What about municipal bonds?
Another possibility would be investing in municipal bonds, which are exempt from federal income taxes (and, in some cases, state income taxes, too). While you can invest in such bonds directly, I’m lazy and prefer to use a mutual fund. Like its Treasury and Prime Money Market brethren, the Vanguard Tax Exempt Money Fund (VMSXX) seeks to maintain a share value of $1, making it a rough equivalent of a savings account, albeit without the FDIC backing.
While this fund has a compound yield of just 3.73%, the earnings are exempt from federal income taxes. So what does that mean in terms of a tax-equivalent yield? Well, it looks like we’ll land squarely in the 33% tax bracket this year, so…
3.73% / (1 – 0.33) = 5.57%
Nice.

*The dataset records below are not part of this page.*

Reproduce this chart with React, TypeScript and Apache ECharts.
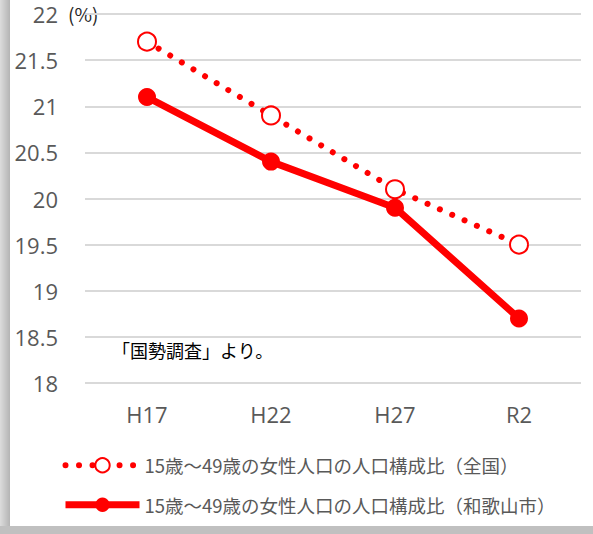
import React, { useEffect, useRef } from "react";
import * as echarts from "echarts";

const categories = ["H17", "H22", "H27", "R2"];
const nationalValues = [21.7, 20.9, 20.1, 19.5];
const wakayamaValues = [21.1, 20.4, 19.9, 18.7];
const seriesNames = [
  "15歳～49歳の女性人口の人口構成比（全国）",
  "15歳～49歳の女性人口の人口構成比（和歌山市）",
];
const yMin = 18;
const yMax = 22;
const yInterval = 0.5;
const unitLabel = "(%)";
const sourceNote = "「国勢調査」より。";

const CJK = "'Noto Sans CJK JP', 'Noto Sans', sans-serif";
const LATIN = "'Open Sans', 'Noto Sans', sans-serif";
const RED = "#ff0000";
const dotted = { color: RED, width: 6, type: [0.01, 13.5], cap: "round" };
const solid = { color: RED, width: 7 };

export default function App() {
  const ref = useRef<HTMLDivElement>(null);
  useEffect(() => {
    document.body.style.margin = "0";
    if (!ref.current) return;
    const chart = echarts.init(ref.current, undefined, { renderer: "svg" });
    chart.setOption({
      animation: false,
      grid: { left: 85, right: 12, top: 14, bottom: 151, containLabel: false },
      xAxis: {
        type: "category",
        data: categories,
        boundaryGap: true,
        axisLine: { show: false },
        axisTick: { show: false },
        axisLabel: { color: "#595959", fontSize: 22, fontFamily: LATIN, margin: 20 },
      },
      yAxis: {
        type: "value",
        min: yMin,
        max: yMax,
        interval: yInterval,
        axisLine: { show: false },
        axisTick: { show: false },
        axisLabel: {
          color: "#595959",
          fontSize: 22,
          lineHeight: 22,
          fontFamily: LATIN,
          margin: 27,
        },
        splitLine: { lineStyle: { color: "#d9d9d9", width: 2 } },
      },
      legend: {
        orient: "vertical",
        left: 62,
        top: 456,
        padding: 0,
        itemWidth: 74,
        itemHeight: 18,
        itemGap: 21,
        textStyle: { color: "#595959", fontSize: 18.5, fontFamily: CJK },
        data: [
          {
            name: seriesNames[0],
            lineStyle: dotted,
            itemStyle: { color: "#ffffff", borderColor: RED, borderWidth: 2 },
          },
          { name: seriesNames[1], lineStyle: solid, itemStyle: { color: RED } },
        ],
      },
      graphic: [
        {
          type: "text",
          left: 68,
          top: 4,
          style: { text: unitLabel, fill: "#262626", fontSize: 19, fontFamily: CJK },
        },
        {
          type: "text",
          left: 112,
          top: 341,
          style: { text: sourceNote, fill: "#000000", fontSize: 18, fontFamily: CJK },
        },
      ],
      series: [
        {
          name: seriesNames[0],
          type: "line",
          data: nationalValues,
          symbol: "circle",
          symbolSize: 18,
          itemStyle: { color: "#ffffff", borderColor: RED, borderWidth: 2 },
          lineStyle: dotted,
          z: 2,
        },
        {
          name: seriesNames[1],
          type: "line",
          data: wakayamaValues,
          symbol: "circle",
          symbolSize: 18,
          itemStyle: { color: RED },
          lineStyle: solid,
          z: 3,
        },
      ],
    });
    return () => chart.dispose();
  }, []);

  return (
    <div
      style={{
        position: "fixed",
        left: 0,
        top: 0,
        width: 593,
        height: 534,
        background: "#c0c0c0",
      }}
    >
      <div
        style={{
          position: "absolute",
          left: 0,
          top: 0,
          width: 10,
          height: 526,
          background: "linear-gradient(to right, #dcdcdc, #b4b4b4)",
        }}
      />
      <div
        style={{
          position: "absolute",
          left: 10,
          top: 0,
          width: 583,
          height: 526,
          background: "#ffffff",
        }}
      />
      <div ref={ref} style={{ position: "absolute", left: 0, top: 0, width: 593, height: 534 }} />
    </div>
  );
}
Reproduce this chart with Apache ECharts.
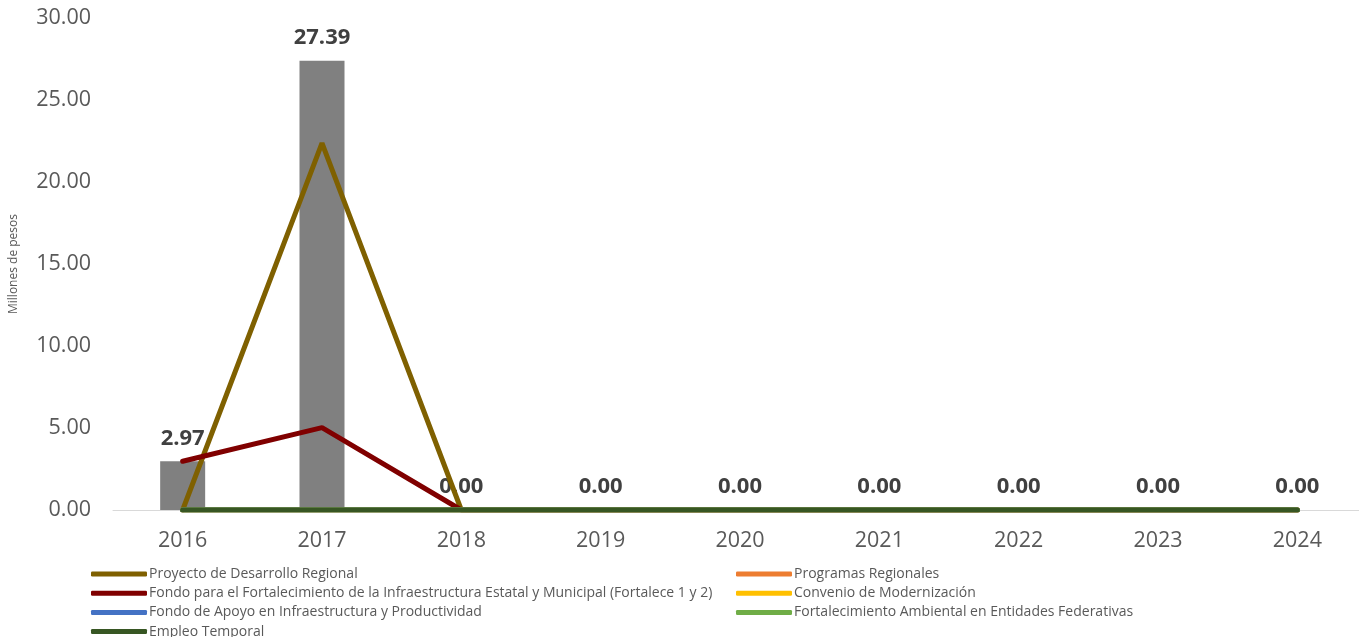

Of course, the benefit here is greatest for those in higher tax brackets – if you’re in the 25% tax bracket, the tax-equivalent yield falls back to 4.97%. And forget about holding such funds in a tax-advantaged account such as a 401(k), 403(b) or IRA – the tax break provides no benefit under such circumstances, so you’re just left with a low yield.
What about the AMT?
One downside of municipal bonds (or municipal bond funds) is that they can increase your exposure to the Alternative Minimum Tax (AMT). More specifically, so-called “private activity” municipal bonds (those that are used to finance things like airports, stadiums, or housing agencies) are federal tax exempt, but not exempt from the AMT.
The AMT is a complex beast that deserves an article (or a series of articles) of its own, but… Suffice it to say that the AMT is a parallel tax system that disallows a bunch of different types of deductions and credits. Basically, you calculate your taxes both ways and pay the larger amount. In the case of the Vanguard Tax Exempt Money Fund, 16.9% of the fund’s income is currently subject to the AMT. As far as I’m aware, however, we don’t have much else in the way of AMT exposure, so I’m hoping that we’ll be okay.